As Christians we are not inventors, but disciples, learners. We do not try to think, as God does, univocally. We think analogically, patterning our thought after His. Nor are we pioneers in the field of the truth of Scrip­ture and its development. That is, we do not bypass a prescribed and scripturally based theology to take up the study of holy writ from scratch. That is not the method of the best defenders of the faith. That is too much like the modern “instant the­ology” which insults the Holy Spirit by ignoring what He has given the church in ages past, and presumes to come up with discoveries the result of its own “independent research” (ibid.). Let everyone study Scripture for himself, but let the study be done in connection with the moorings of the history of doctrine and the foundation of the faith of our fathers.

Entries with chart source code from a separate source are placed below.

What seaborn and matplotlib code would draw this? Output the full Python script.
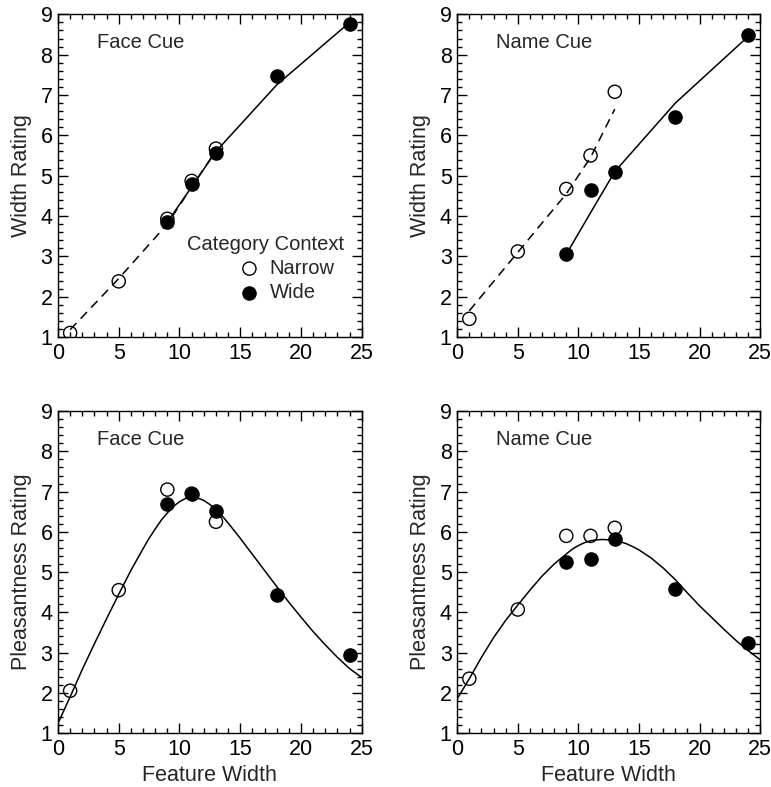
import numpy as np
import matplotlib
matplotlib.use("Agg")
import matplotlib.pyplot as plt
from matplotlib.ticker import MultipleLocator
import seaborn as sns

# stimulus feature widths
narrow_x = [1, 5, 9, 11, 13]
wide_x = [9, 11, 13, 18, 24]

# observed width ratings
face_width_narrow = [1.1, 2.38, 3.93, 4.87, 5.67]
face_width_wide = [3.85, 4.8, 5.55, 7.47, 8.75]
name_width_narrow = [1.45, 3.12, 4.67, 5.5, 7.08]
name_width_wide = [3.05, 4.65, 5.1, 6.45, 8.48]

# model predictions for width ratings
face_width_fit_narrow = [1.18, 2.45, 3.8, 4.72, 5.62]
face_width_fit_wide = [3.85, 4.72, 5.6, 7.25, 8.8]
name_width_fit_narrow = [1.65, 3.1, 4.55, 5.45, 6.65]
name_width_fit_wide = [3.05, 4.08, 5.1, 6.8, 8.45]

# observed pleasantness ratings
face_pleas_narrow = [2.05, 4.55, 7.05, 6.95, 6.25]
face_pleas_wide = [6.68, 6.93, 6.52, 4.42, 2.95]
name_pleas_narrow = [2.35, 4.07, 5.9, 5.9, 6.1]
name_pleas_wide = [5.25, 5.33, 5.83, 4.57, 3.23]

# fitted pleasantness curves
face_curve_x = [0, 1, 2, 3, 4, 5, 6, 7, 7.5, 8, 8.5, 9, 9.5, 10, 10.5, 11, 11.5, 12,
                12.5, 13, 13.5, 14, 15, 16, 17, 18, 19, 20, 21, 22, 23, 24, 25]
face_pleas_curve = [1.24, 1.9, 2.58, 3.22, 3.84, 4.45, 5.04, 5.58, 5.84, 6.07, 6.29,
                    6.47, 6.63, 6.75, 6.83, 6.86, 6.84, 6.78, 6.68, 6.55, 6.4, 6.22,
                    5.84, 5.44, 5.04, 4.64, 4.25, 3.88, 3.52, 3.19, 2.88, 2.6, 2.38]
name_curve_x = [0, 1, 2, 3, 4, 5, 6, 7, 8, 9, 9.5, 10, 10.5, 11, 11.5, 12, 12.5, 13,
                13.5, 14, 14.5, 15, 16, 17, 18, 19, 20, 21, 22, 23, 24, 25]
name_pleas_curve = [1.85, 2.35, 2.88, 3.37, 3.8, 4.18, 4.55, 4.9, 5.2, 5.45, 5.57,
                    5.66, 5.73, 5.78, 5.8, 5.81, 5.8, 5.78, 5.75, 5.7, 5.63, 5.55,
                    5.35, 5.1, 4.81, 4.48, 4.16, 3.87, 3.58, 3.3, 3.05, 2.82]

sns.set_style("ticks")
plt.rcParams["font.family"] = ["Liberation Sans", "DejaVu Sans"]

fig = plt.figure(figsize=(7.71, 7.87), dpi=100)
ax_tl = fig.add_axes([0.0752, 0.5718, 0.394, 0.410])
ax_tr = fig.add_axes([0.593, 0.5718, 0.393, 0.410])
ax_bl = fig.add_axes([0.0752, 0.0686, 0.394, 0.409])
ax_br = fig.add_axes([0.593, 0.0686, 0.393, 0.409])

dash = (0, (6, 4))
lw = 1.1
ms = 90


def draw_points(ax, yn, yw):
    sns.scatterplot(x=narrow_x, y=yn, ax=ax, s=ms, marker="o", facecolor="none",
                    edgecolor="black", linewidth=1.0, label="Narrow", zorder=3, legend=False)
    sns.scatterplot(x=wide_x, y=yw, ax=ax, s=ms, marker="o", color="black",
                    edgecolor="black", linewidth=1.0, label="Wide", zorder=4, legend=False)


def style_axes(ax, cue, ylabel, xlabel=None):
    ax.set_xlim(0, 25)
    ax.set_ylim(1, 9)
    ax.xaxis.set_major_locator(MultipleLocator(5))
    ax.xaxis.set_minor_locator(MultipleLocator(1))
    ax.yaxis.set_major_locator(MultipleLocator(1))
    ax.yaxis.set_minor_locator(MultipleLocator(0.2))
    ax.tick_params(which="both", direction="in", top=True, right=True, width=1.0,
                   labelsize=15.5, colors="black")
    ax.tick_params(which="major", length=7, pad=4)
    ax.tick_params(which="minor", length=3.5)
    for sp in ax.spines.values():
        sp.set_linewidth(1.0)
        sp.set_color("black")
    ax.set_ylabel(ylabel, fontsize=15.5, labelpad=6)
    ax.set_xlabel(xlabel if xlabel else "", fontsize=15.5, labelpad=4)
    ax.text(0.128, 0.913, cue, transform=ax.transAxes, fontsize=14.5, va="center", ha="left")


# top row: width ratings
for ax, fn, fw, yn, yw, cue in [
    (ax_tl, face_width_fit_narrow, face_width_fit_wide, face_width_narrow, face_width_wide, "Face Cue"),
    (ax_tr, name_width_fit_narrow, name_width_fit_wide, name_width_narrow, name_width_wide, "Name Cue"),
]:
    sns.lineplot(x=narrow_x, y=fn, ax=ax, color="black", linewidth=lw, linestyle=dash,
                 sort=False, errorbar=None, zorder=2)
    sns.lineplot(x=wide_x, y=fw, ax=ax, color="black", linewidth=lw, sort=False,
                 errorbar=None, zorder=2)
    draw_points(ax, yn, yw)
    style_axes(ax, cue, "Width Rating")

leg = ax_tl.legend(title="Category Context", loc="lower right", bbox_to_anchor=(0.99, 0.065),
                   frameon=False, fontsize=14.5, title_fontsize=14.5, alignment="right",
                   handletextpad=0.5, labelspacing=0.25, borderpad=0.2, markerscale=1.0)
# entries sit a little left of the title's right edge
for t in leg.get_texts():
    t.set_position((-10, 0))

# bottom row: pleasantness ratings
for ax, cx, curve, yn, yw, cue in [
    (ax_bl, face_curve_x, face_pleas_curve, face_pleas_narrow, face_pleas_wide, "Face Cue"),
    (ax_br, name_curve_x, name_pleas_curve, name_pleas_narrow, name_pleas_wide, "Name Cue"),
]:
    sns.lineplot(x=cx, y=curve, ax=ax, color="black", linewidth=lw, errorbar=None, zorder=2)
    draw_points(ax, yn, yw)
    style_axes(ax, cue, "Pleasantness Rating", "Feature Width")

fig.savefig("out.png", dpi=100)
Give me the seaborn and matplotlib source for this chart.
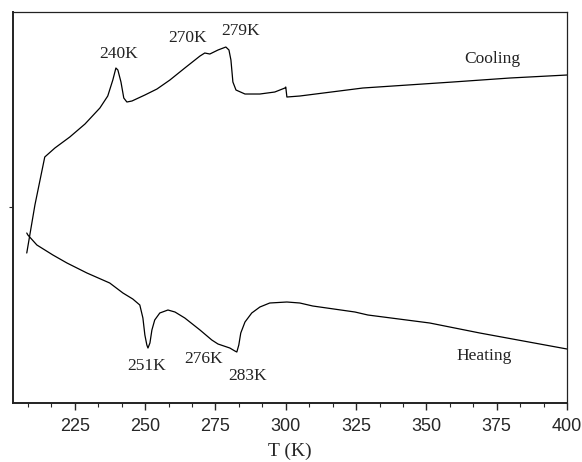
import numpy as np
import pandas as pd
import seaborn as sns
import matplotlib.pyplot as plt
from matplotlib.ticker import MultipleLocator, AutoMinorLocator

# DSC traces (signal in arbitrary units)
cool_T = [207.9, 210.8, 214.3, 217.9, 223.2, 228.6, 233.9, 236.7, 238.5, 239.6,
          240.3, 241.4, 242.4, 243.5, 245.3, 249.9, 254.2, 258.8, 264.1, 269.5,
          271.2, 273.0, 275.9, 278.7, 279.8, 280.5, 281.2, 282.3, 285.5, 290.8,
          296.1, 299.7, 300.0, 300.4, 305.0, 327.4, 359.4, 379.7, 400.0]
cool_y = [150, 198, 246, 255, 266, 279, 295, 307, 323, 335,
          333, 321, 305, 301, 302, 308, 314, 323, 335, 347,
          350, 349, 353, 356, 353, 343, 321, 313, 309, 309,
          311, 315, 316, 306, 307, 315, 321, 325, 328]

heat_T = [207.9, 208.3, 211.5, 217.2, 222.2, 229.3, 237.4, 242.1, 245.6, 248.1,
          249.2, 249.9, 250.6, 251.0, 251.7, 252.4, 253.4, 255.2, 258.1, 260.6,
          264.1, 269.5, 273.7, 275.9, 280.1, 281.9, 282.6, 283.3, 284.0, 285.5,
          287.9, 290.8, 294.3, 300.4, 305.0, 309.6, 324.6, 329.2, 351.2, 369.0, 400.0]
heat_y = [170, 168, 158, 148, 140, 130, 120, 110, 104, 98,
          85, 68, 58, 55, 60, 73, 83, 90, 93, 91,
          85, 73, 63, 59, 55, 52, 51, 58, 70, 81,
          90, 96, 100, 101, 100, 97, 91, 88, 80, 70, 54]

peak_labels = ['240K', '270K', '279K', '251K', '276K', '283K', 'Cooling', 'Heating']
label_T = [240.6, 265.2, 284.0, 250.6, 270.9, 286.5, 373.3, 370.4]
label_y = [349, 365, 372, 37, 44, 27, 344, 47]

df = pd.concat([
    pd.DataFrame({'T': cool_T, 'signal': cool_y, 'run': 'cooling'}),
    pd.DataFrame({'T': heat_T, 'signal': heat_y, 'run': 'heating'}),
])

sns.set_style('ticks')
plt.rcParams['font.family'] = ['Liberation Sans', 'DejaVu Sans']

fig = plt.figure(figsize=(5.82, 4.62), dpi=100)
ax = fig.add_axes([0.0223, 0.1277, 0.9519, 0.8463])

sns.lineplot(data=df, x='T', y='signal', units='run', estimator=None, sort=False,
             color='black', linewidth=0.9, ax=ax, legend=False)

for txt, tx, ty in zip(peak_labels, label_T, label_y):
    ax.text(tx, ty, txt, ha='center', va='center', fontsize=12.5,
            family=['Liberation Serif', 'DejaVu Serif'], color='#222222')

ax.set_xlim(203, 400)
ax.set_ylim(0, 391)
ax.xaxis.set_major_locator(MultipleLocator(25))
ax.xaxis.set_minor_locator(AutoMinorLocator(3))
ax.set_yticks([196])
ax.set_yticklabels([])
ax.tick_params(axis='x', which='major', length=5, width=1, labelsize=13, direction='out', pad=6)
ax.tick_params(axis='x', which='minor', length=3, width=0.8, direction='out')
ax.tick_params(axis='y', length=3, width=0.8, direction='out')

for side in ['left', 'bottom']:
    ax.spines[side].set_linewidth(1.4)
for side in ['top', 'right']:
    ax.spines[side].set_linewidth(0.9)
for sp in ax.spines.values():
    sp.set_color('#222222')

ax.set_xlabel('T (K)', fontsize=14, family=['Liberation Serif', 'DejaVu Serif'], labelpad=5)
ax.set_ylabel('')

fig.savefig('out.png', dpi=100)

We had criticized Scofield for re­marks which implied two ways of sal­vation (May 1, Question Box). L.W. feels this out of place since C. Hodge and O.T. Allis, Reformed men, also make unfortunate statements and come out with conditional theology. He writes “that Dispensationalists believe that salvation is only through ‘the power of God…through the sacrifice of Christ,’ ” and not, as regrettably, Scofield implied at one time through “doing righteously.” Now conditional theology is no more consistent than dispensationalism. But Scofield once had these words in a footnote at I John 3:7, “‘Righteousness’ here, and in the passages having marginal references to this, means the righteous life which is the result of salvation through Christ.” The implication of these words seems to be that there is a righteous life which is not the result of salvation in Christ, but rather the result of man’s doing righteously. For Scofield’s next sentence is, “The righteous man under law became righteous (ct. Gal. 2:16, RCH) by doing righteously; under grace he does righteously because he has been made righteous…” Now, in the New Scofield Reference Edition, p. 1344, the note reads, ” ‘Righteousness’ here, and in the passages having marginal reference to this verse, means the righteous life which is the result of salvation through Christ. By God’s grace the Christian does righteously because he has been made righteous…” At first glance, this seems an improve­ment over the former unfortunate re­mark of Scofield’s. But yet the note still seems to imply that under the dispensation of law, the last quoted sentence could not have been made. Did the believer in that day do right­eously because he had been made righteous, had been viewed as righteous in Christ? Or was it that then he (as per the old Scofield Bible) “became righteous by doing righteously?” The latter, we as dispensationalists were taught and as many of our dispensationalist friends mistakenly believed. The note ought to read something like this: “In every age the child of God does righteously only because he is righteous in Christ!”